__INSTRUCTION__:
Below is some material; set it all down exactly, apart from the pictures.

__GIVEN DATA__:
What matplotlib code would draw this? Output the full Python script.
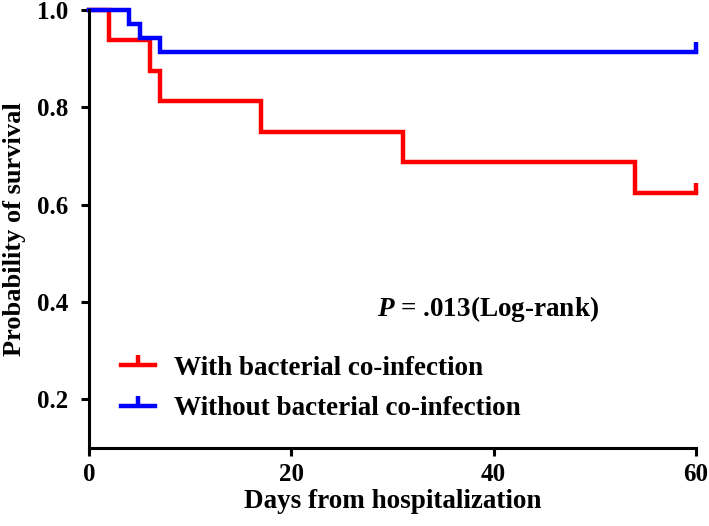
import matplotlib
matplotlib.use('Agg')
import matplotlib.pyplot as plt
from matplotlib.lines import Line2D

# Kaplan-Meier steps
with_days = [0, 2, 6, 7, 17, 31, 54, 60]
with_surv = [1.0, 0.9375, 0.875, 0.8125, 0.75, 0.6875, 0.625, 0.625]
without_days = [0, 4, 5, 7, 60]
without_surv = [1.0, 0.971, 0.943, 0.914, 0.914]
censor_day = 60

labels = ['With bacterial co-infection', 'Without bacterial co-infection']
colors = ['#ff0000', '#0000ff']
x_ticks = [0, 20, 40, 60]
y_ticks = [0.2, 0.4, 0.6, 0.8, 1.0]

plt.rcParams['font.family'] = ['Liberation Serif', 'DejaVu Serif']
plt.rcParams['font.weight'] = 'bold'
plt.rcParams['mathtext.fontset'] = 'custom'
plt.rcParams['mathtext.it'] = 'Liberation Serif:italic:bold'
plt.rcParams['mathtext.rm'] = 'Liberation Serif:bold'

fig = plt.figure(figsize=(7.09, 5.26), dpi=100)
ax = fig.add_axes([0.1255, 0.148, 0.856, 0.833])

lw = 3.2
for days, surv, c in [(with_days, with_surv, colors[0]), (without_days, without_surv, colors[1])]:
    ax.step(days, surv, where='post', color=c, lw=lw, clip_on=False, solid_joinstyle='miter')
    ax.plot([censor_day], [surv[-1]], marker=2, color=c, markersize=7, mew=lw, clip_on=False)

ax.set_xlim(0, 60)
ax.set_ylim(0.1, 1.0)
ax.set_xticks(x_ticks)
ax.set_yticks(y_ticks)
ax.set_yticklabels(['%.1f' % v for v in y_ticks])
for s in ['top', 'right']:
    ax.spines[s].set_visible(False)
for s in ['left', 'bottom']:
    ax.spines[s].set_linewidth(2.2)
ax.tick_params(width=2.2, length=6, labelsize=18)
ax.tick_params(axis='y', pad=9)
ax.tick_params(axis='x', pad=5)

ax.set_xlabel('Days from hospitalization', fontsize=19.5, fontweight='bold', labelpad=2)
ax.set_ylabel('Probability of survival', fontsize=19, fontweight='bold')
ax.yaxis.set_label_coords(-0.104, 0.5)

ax.text(28.5, 0.385, '$P$ = .013(Log-rank)', fontsize=19.5, fontweight='bold', va='center')

handles = [Line2D([], [], color=c, lw=lw, marker=2, markersize=7, mew=lw) for c in colors]
ax.legend(handles, labels, loc='center left', bbox_to_anchor=(0.053, 0.136), frameon=False,
          handlelength=1.25, handletextpad=0.7, labelspacing=0.58,
          borderpad=0, borderaxespad=0,
          prop={'weight': 'bold', 'size': 19.5})

fig.savefig('out.png', dpi=100)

__RESULT__:
What matplotlib code would draw this? Output the full Python script.
import matplotlib
matplotlib.use('Agg')
import matplotlib.pyplot as plt
from matplotlib.lines import Line2D

# Kaplan-Meier steps
with_days = [0, 2, 6, 7, 17, 31, 54, 60]
with_surv = [1.0, 0.9375, 0.875, 0.8125, 0.75, 0.6875, 0.625, 0.625]
without_days = [0, 4, 5, 7, 60]
without_surv = [1.0, 0.971, 0.943, 0.914, 0.914]
censor_day = 60

labels = ['With bacterial co-infection', 'Without bacterial co-infection']
colors = ['#ff0000', '#0000ff']
x_ticks = [0, 20, 40, 60]
y_ticks = [0.2, 0.4, 0.6, 0.8, 1.0]

plt.rcParams['font.family'] = ['Liberation Serif', 'DejaVu Serif']
plt.rcParams['font.weight'] = 'bold'
plt.rcParams['mathtext.fontset'] = 'custom'
plt.rcParams['mathtext.it'] = 'Liberation Serif:italic:bold'
plt.rcParams['mathtext.rm'] = 'Liberation Serif:bold'

fig = plt.figure(figsize=(7.09, 5.26), dpi=100)
ax = fig.add_axes([0.1255, 0.148, 0.856, 0.833])

lw = 3.2
for days, surv, c in [(with_days, with_surv, colors[0]), (without_days, without_surv, colors[1])]:
    ax.step(days, surv, where='post', color=c, lw=lw, clip_on=False, solid_joinstyle='miter')
    ax.plot([censor_day], [surv[-1]], marker=2, color=c, markersize=7, mew=lw, clip_on=False)

ax.set_xlim(0, 60)
ax.set_ylim(0.1, 1.0)
ax.set_xticks(x_ticks)
ax.set_yticks(y_ticks)
ax.set_yticklabels(['%.1f' % v for v in y_ticks])
for s in ['top', 'right']:
    ax.spines[s].set_visible(False)
for s in ['left', 'bottom']:
    ax.spines[s].set_linewidth(2.2)
ax.tick_params(width=2.2, length=6, labelsize=18)
ax.tick_params(axis='y', pad=9)
ax.tick_params(axis='x', pad=5)

ax.set_xlabel('Days from hospitalization', fontsize=19.5, fontweight='bold', labelpad=2)
ax.set_ylabel('Probability of survival', fontsize=19, fontweight='bold')
ax.yaxis.set_label_coords(-0.104, 0.5)

ax.text(28.5, 0.385, '$P$ = .013(Log-rank)', fontsize=19.5, fontweight='bold', va='center')

handles = [Line2D([], [], color=c, lw=lw, marker=2, markersize=7, mew=lw) for c in colors]
ax.legend(handles, labels, loc='center left', bbox_to_anchor=(0.053, 0.136), frameon=False,
          handlelength=1.25, handletextpad=0.7, labelspacing=0.58,
          borderpad=0, borderaxespad=0,
          prop={'weight': 'bold', 'size': 19.5})

fig.savefig('out.png', dpi=100)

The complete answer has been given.